> _Exercise objective_
Omit all images, then repeat exactly the lines below from the one containing "Output the LaTeX" through the one containing "(0,340) -- cycle;", both ends included.

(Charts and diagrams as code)
───

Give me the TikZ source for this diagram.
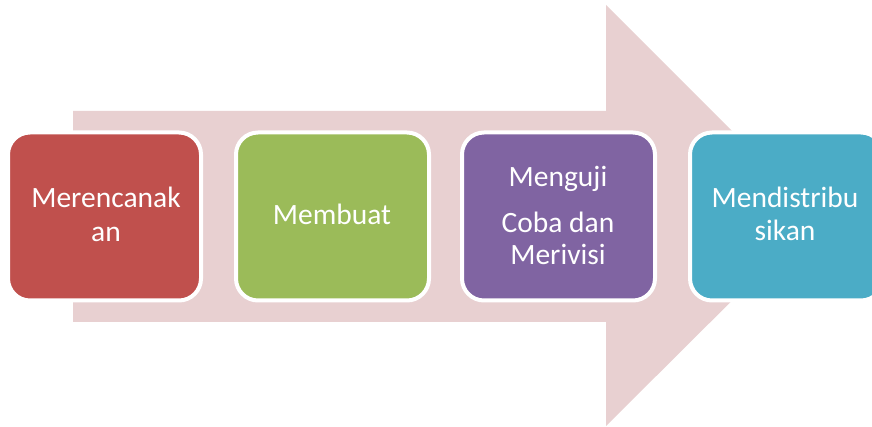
\documentclass[tikz,border=0pt]{standalone}
\usepackage{fontspec}
\setmainfont{Carlito}
\definecolor{arrowpink}{RGB}{232,208,209}
\definecolor{bred}{RGB}{192,80,77}
\definecolor{bgreen}{RGB}{155,187,89}
\definecolor{bpurple}{RGB}{128,100,162}
\definecolor{bcyan}{RGB}{75,172,198}
\tikzset{
  stepbox/.style={draw=white, line width=4pt, rounded corners=22pt,
    minimum width=193pt, minimum height=168pt, inner sep=0pt},
  lbl/.style={text=white, anchor=base, inner sep=0pt,
    font=\fontsize{29.5}{33}\selectfont}
}
\begin{document}
\begin{tikzpicture}[x=1pt,y=-1pt]
\useasboundingbox (0,0) rectangle (872,427);
\begin{scope}
\clip (0,0) rectangle (872,427);
\fill[arrowpink] (73,111) -- (606,111) -- (606,5) -- (817,216) -- (606,426) -- (606,322) -- (73,322) -- cycle;
\node[stepbox, fill=bred]    (plan)  at (104.5,216.5) {};
\node[stepbox, fill=bgreen]  (make)  at (332.5,216.5) {};
\node[stepbox, fill=bpurple] (test)  at (558.5,216.5) {};
\node[stepbox, fill=bcyan]   (dist)  at (786.5,216.5) {};
\end{scope}
\node[lbl] (plan1) at (106,208) {Merencanak};
\node[lbl] (plan2) at (106,242) {an};
\node[lbl] (make1) at (332,225) {Membuat};
\node[lbl] (test1) at (558,187) {Menguji};
\node[lbl] (test2) at (558,233) {Coba dan};
\node[lbl] (test3) at (558,265) {Merivisi};
\node[lbl] (dist1) at (785,208) {Mendistribu};
\node[lbl] (dist2) at (785,241) {sikan};
\end{tikzpicture}
\end{document}
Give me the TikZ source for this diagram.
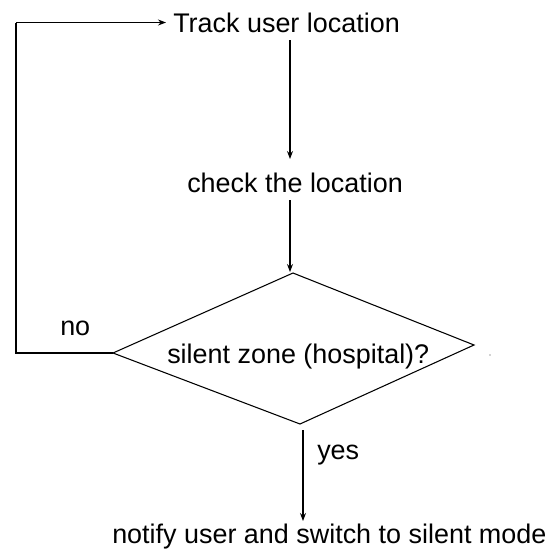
\documentclass[tikz,border=0pt]{standalone}
\usepackage{fontspec}
\setmainfont{Liberation Sans}
\usetikzlibrary{arrows.meta}

\begin{document}
\begin{tikzpicture}[x=0.75pt,y=-0.75pt,
  txt/.style={inner sep=0pt,anchor=base west,font=\fontsize{20.2}{24}\selectfont},
  flow/.style={-{Stealth[length=6pt,width=4.5pt]},line width=0.8pt},
  line/.style={line width=0.8pt}]
\useasboundingbox (0,0) rectangle (558,551);
% texts
\node [txt] (track) at (173,32) {Track user location};
\node [txt] (check) at (187,192) {check the location};
\node [txt] (zone) at (167,363) {silent zone (hospital)?};
\node [txt] (notify) at (112,543) {notify user and switch to silent mode};
\node [txt] (no) at (60,335) {no};
\node [txt] (yes) at (317,459) {yes};
% decision box
\coordinate (dt) at (293,273);
\coordinate (dr) at (474,345);
\coordinate (db) at (300,424);
\coordinate (dl) at (113,353);
\draw [line] (dt) -- (dr) -- (db) -- (dl) -- cycle;
\fill [gray!70] (490,355) circle (0.8);
% connectors
\coordinate (a1) at (290,40);
\coordinate (a2) at (290,159);
\coordinate (b1) at (290,200);
\coordinate (b2) at (290,272);
\coordinate (c1) at (16,353);
\coordinate (c2) at (16,22.5);
\coordinate (c3) at (166,22.5);
\coordinate (e1) at (303,430);
\coordinate (e2) at (303,521);

\draw [flow] (a1) -- (a2);
\draw [flow] (b1) -- (b2);
\draw [line] (dl) -- (c1) -- (c2);
\draw [flow] (c2) -- (c3);
\draw [flow] (e1) -- (e2);
\end{tikzpicture}
\end{document}
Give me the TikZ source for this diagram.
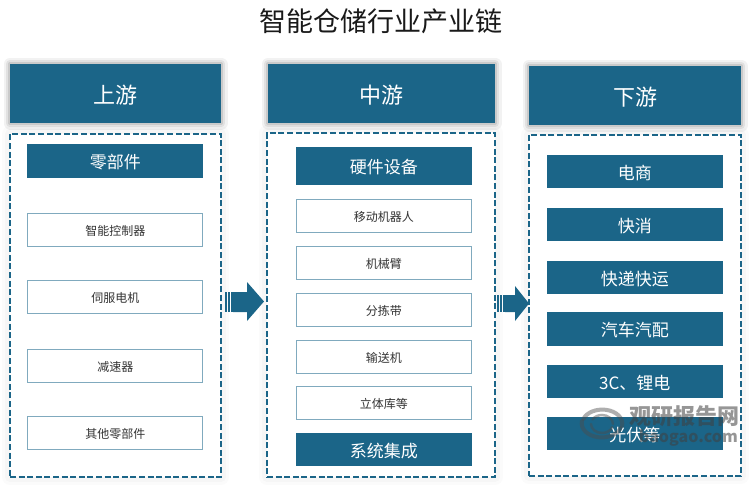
\documentclass[tikz,border=0pt]{standalone}
\usepackage{fontspec}
\setmainfont{Noto Sans CJK SC}
\usetikzlibrary{arrows.meta}
\definecolor{chainblue}{RGB}{27,101,136}
\definecolor{itemline}{RGB}{128,170,190}
\tikzset{
    headbox/.style={fill=chainblue, text=white, font=\fontsize{22}{24}\selectfont, minimum height=59pt, inner sep=0pt,
        text height=21pt, text depth=1pt,
        preaction={draw=black, draw opacity=.05, line width=13pt, line join=round},
        preaction={draw=black, draw opacity=.07, line width=8pt, line join=round},
        preaction={draw=black, draw opacity=.10, line width=4pt, line join=round}},
    dashbox/.style={fill=white,
        preaction={draw=black, draw opacity=.015, line width=16pt, line join=round},
        preaction={draw=black, draw opacity=.02, line width=10pt, line join=round},
        postaction={draw=chainblue, line width=1.5pt, dash pattern=on 6pt off 2.6pt},
        inner sep=0pt},
    subbox/.style={fill=chainblue, text=white, inner sep=0pt, minimum height=33.5pt,
        text height=16pt, text depth=1pt},
    itembox/.style={draw=itemline, line width=.9pt, fill=white, text=black!80, inner sep=0pt,
        minimum height=33pt, font=\fontsize{12}{14}\selectfont, text height=12pt, text depth=.8pt},
    flowarrow/.style={fill=chainblue, draw=none},
    stampmark/.style={text=black!75, opacity=.55, inner sep=0pt},
    stampring/.style={black!70, opacity=.45, line cap=round}
}
\begin{document}
\begin{tikzpicture}[x=1pt, y=-1pt]
    \useasboundingbox (0,0) rectangle (750,485);
    \node[font=\fontsize{27}{29}\selectfont, text=black!90, inner sep=0pt] (title) at (381,21.5) {智能仓储行业产业链};

    % upstream
    \node[headbox, minimum width=211pt] (upHead) at (115.5,93.5) {上游};
    \node[dashbox, minimum width=211pt, minimum height=343pt] (upPanel) at (115.5,305.5) {};
    \node[subbox, minimum width=176pt, font=\fontsize{17}{19}\selectfont] (upSub) at (115.25,161) {零部件};
    \foreach \ypos/\name/\txt in {229.5/upA/智能控制器, 296.5/upB/伺服电机, 365.5/upC/减速器, 432.5/upD/其他零部件}
        \node[itembox, minimum width=175pt] (\name) at (115.25,\ypos) {\txt};

    % midstream
    \node[headbox, minimum width=227pt] (midHead) at (381.5,93.5) {中游};
    \node[dashbox, minimum width=228pt, minimum height=344pt] (midPanel) at (381,305) {};
    \node[subbox, minimum width=176.5pt, minimum height=38pt, font=\fontsize{17}{19}\selectfont] (midSub) at (383.75,166) {硬件设备};
    \foreach \ypos/\name/\txt in {215.5/midA/移动机器人, 262.5/midB/机械臂, 309.5/midC/分拣带, 356.5/midD/输送机, 402.5/midE/立体库等}
        \node[itembox, minimum width=175.5pt] (\name) at (383.75,\ypos) {\txt};
    \node[subbox, minimum width=176.5pt, font=\fontsize{17}{19}\selectfont] (midSys) at (383.75,449.5) {系统集成};

    % downstream
    \node[headbox, minimum width=212pt] (downHead) at (635,95.5) {下游};
    \node[dashbox, minimum width=212pt, minimum height=341pt] (downPanel) at (635,305.5) {};
    \foreach \ypos/\name/\txt in {171.5/downA/电商, 224.5/downB/快消, 277.5/downC/快递快运, 329/downD/汽车汽配, 381.5/downE/3C、锂电, 433.5/downF/光伏等}
        \node[subbox, minimum width=175.5pt, font=\fontsize{17}{19}\selectfont] (\name) at (634.75,\ypos) {\txt};

    % arrows between panels
    \fill[flowarrow] (233,292) -- (247,292) -- (247,282) -- (264,301.5) -- (247,321) -- (247,312) -- (233,312) -- cycle;
    \foreach \xa in {225,228,231}
        \fill[flowarrow] (\xa,292) rectangle (\xa+1.5,312);
    \fill[flowarrow] (505,295) -- (515,295) -- (515,286) -- (529,303.5) -- (515,321) -- (515,312) -- (505,312) -- cycle;
    \foreach \xa in {497,500,503}
        \fill[flowarrow] (\xa,295) rectangle (\xa+1.5,312);

    % watermark
    \node[stampmark, font=\fontsize{22}{24}\selectfont\bfseries] (stampCn) at (684,416) {观研报告网};
    \node[stampmark, font=\fontsize{16}{18}\selectfont\bfseries, anchor=east] (stampEn) at (738,438) {baogao.com};
    \draw[stampring, line width=4pt] (582,421) arc (190:20:20 and 14);
    \draw[stampring, line width=4pt] (622,426) arc (10:-160:20 and 14);
    \draw[stampring, line width=2.5pt] (591,424) arc (180:20:11 and 9);
    \draw[stampring, line width=2.5pt] (613,424) arc (0:-150:11 and 9);
\end{tikzpicture}
\end{document}
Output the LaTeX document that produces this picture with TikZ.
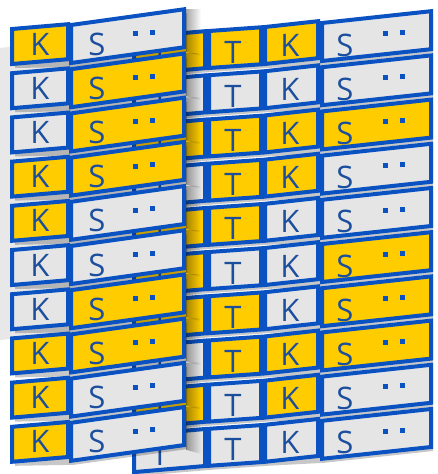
\documentclass[tikz,border=0pt]{standalone}
\usepackage{fontspec}
\setmainfont{Open Sans}
\usetikzlibrary{fadings}
\definecolor{cellblue}{HTML}{0A52C2}
\definecolor{letterblue}{HTML}{1C4E9E}
\definecolor{cy}{HTML}{FFCC00}
\definecolor{cg}{HTML}{E5E5E5}
\definecolor{panel}{HTML}{E8E8E8}
\begin{document}
\begin{tikzpicture}[x=1pt, y=-1pt, line join=miter,
    cell/.style={draw=cellblue, line width=4pt},
    letter/.style={text=letterblue, font=\fontsize{31}{31}\selectfont, inner sep=0pt},
    castshadow/.style={fill=black, opacity=.22}]
    \useasboundingbox (0,0) rectangle (437,474);
    \clip (0,0) rectangle (437,474);

    % 背景パネル
    \fill[panel] (0,48) -- (150,30) -- (150,325) -- (0,340) -- cycle;

    % 奥の列 (T T K S)
    \foreach \r/\hc/\tc/\kc/\sc in {0/cy/cy/cy/cg, 1/cg/cg/cg/cg, 2/cy/cy/cy/cy,
        3/cg/cy/cy/cg, 4/cy/cy/cg/cg, 5/cy/cg/cg/cy, 6/cy/cy/cg/cy,
        7/cg/cy/cy/cy, 8/cy/cg/cy/cg, 9/cg/cg/cg/cg} {
      \begin{scope}[shift={(0,\r*44.2)}]
        \fill[castshadow, shift={(2,4)}] (134,37.3) -- (205,31.2) -- (261,27.3) -- (318,21.2)
          -- (431,11.2) -- (431,49.2) -- (322,61) -- (265,64) -- (209,68) -- (134,74.3) -- cycle;
        \draw[cell, fill=\hc] (134,37.3) -- (205,31.2) -- (205,68.2) -- (134,74.3) -- cycle;
        \node[letter] (bh\r) at (160,57) {T};
        \draw[cell, fill=\tc] (209,31) -- (261,27.3) -- (261,64.3) -- (209,68) -- cycle;
        \node[letter] (bt\r) at (233,52) {T};
        \draw[cell, fill=\kc] (265,27) -- (318,21.2) -- (318,58.2) -- (265,64) -- cycle;
        \node[letter] (bk\r) at (290,45) {K};
        \draw[cell, fill=\sc] (322,23) -- (431,11.2) -- (431,49.2) -- (322,61) -- cycle;
        \node[letter] (bs\r) at (345,45) {S};
        \fill[cellblue] (382.5,30.8) rectangle (387.5,35.8);
        \fill[cellblue] (399.5,29.8) rectangle (404.5,34.8);
      \end{scope}
    }

    % 手前の列 (K S)
    \foreach \r/\kc/\sc in {0/cy/cg, 1/cg/cy, 2/cg/cy, 3/cy/cy, 4/cy/cg,
        5/cg/cg, 6/cg/cy, 7/cy/cy, 8/cy/cg, 9/cy/cg} {
      \begin{scope}[shift={(0,\r*44.2)}]
        \fill[castshadow, shift={(3,4)}] (12,29) -- (71,25) -- (184,9.3) -- (184,47.3)
          -- (71,63) -- (12,64) -- cycle;
        \fill[black, opacity=.35, path fading=east] (186,9) -- (201,9) -- (201,56) -- (186,52) -- cycle;
        \draw[cell, fill=\kc] (12,29) -- (68,24.2) -- (68,59.2) -- (12,64) -- cycle;
        \node[letter] (fk\r) at (40,44) {K};
        \draw[cell, fill=\sc] (71,25) -- (184,9.3) -- (184,47.3) -- (71,63) -- cycle;
        \node[letter] (fs\r) at (97,44) {S};
        \fill[cellblue] (132.5,31) rectangle (137.5,36);
        \fill[cellblue] (149.5,29.5) rectangle (154.5,34.5);
      \end{scope}
    }
\end{tikzpicture}
\end{document}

───

> _Exercise response_
Output the LaTeX document that produces this picture with TikZ.
\documentclass[tikz,border=0pt]{standalone}
\usepackage{fontspec}
\setmainfont{Open Sans}
\usetikzlibrary{fadings}
\definecolor{cellblue}{HTML}{0A52C2}
\definecolor{letterblue}{HTML}{1C4E9E}
\definecolor{cy}{HTML}{FFCC00}
\definecolor{cg}{HTML}{E5E5E5}
\definecolor{panel}{HTML}{E8E8E8}
\begin{document}
\begin{tikzpicture}[x=1pt, y=-1pt, line join=miter,
    cell/.style={draw=cellblue, line width=4pt},
    letter/.style={text=letterblue, font=\fontsize{31}{31}\selectfont, inner sep=0pt},
    castshadow/.style={fill=black, opacity=.22}]
    \useasboundingbox (0,0) rectangle (437,474);
    \clip (0,0) rectangle (437,474);

    % 背景パネル
    \fill[panel] (0,48) -- (150,30) -- (150,325) -- (0,340) -- cycle;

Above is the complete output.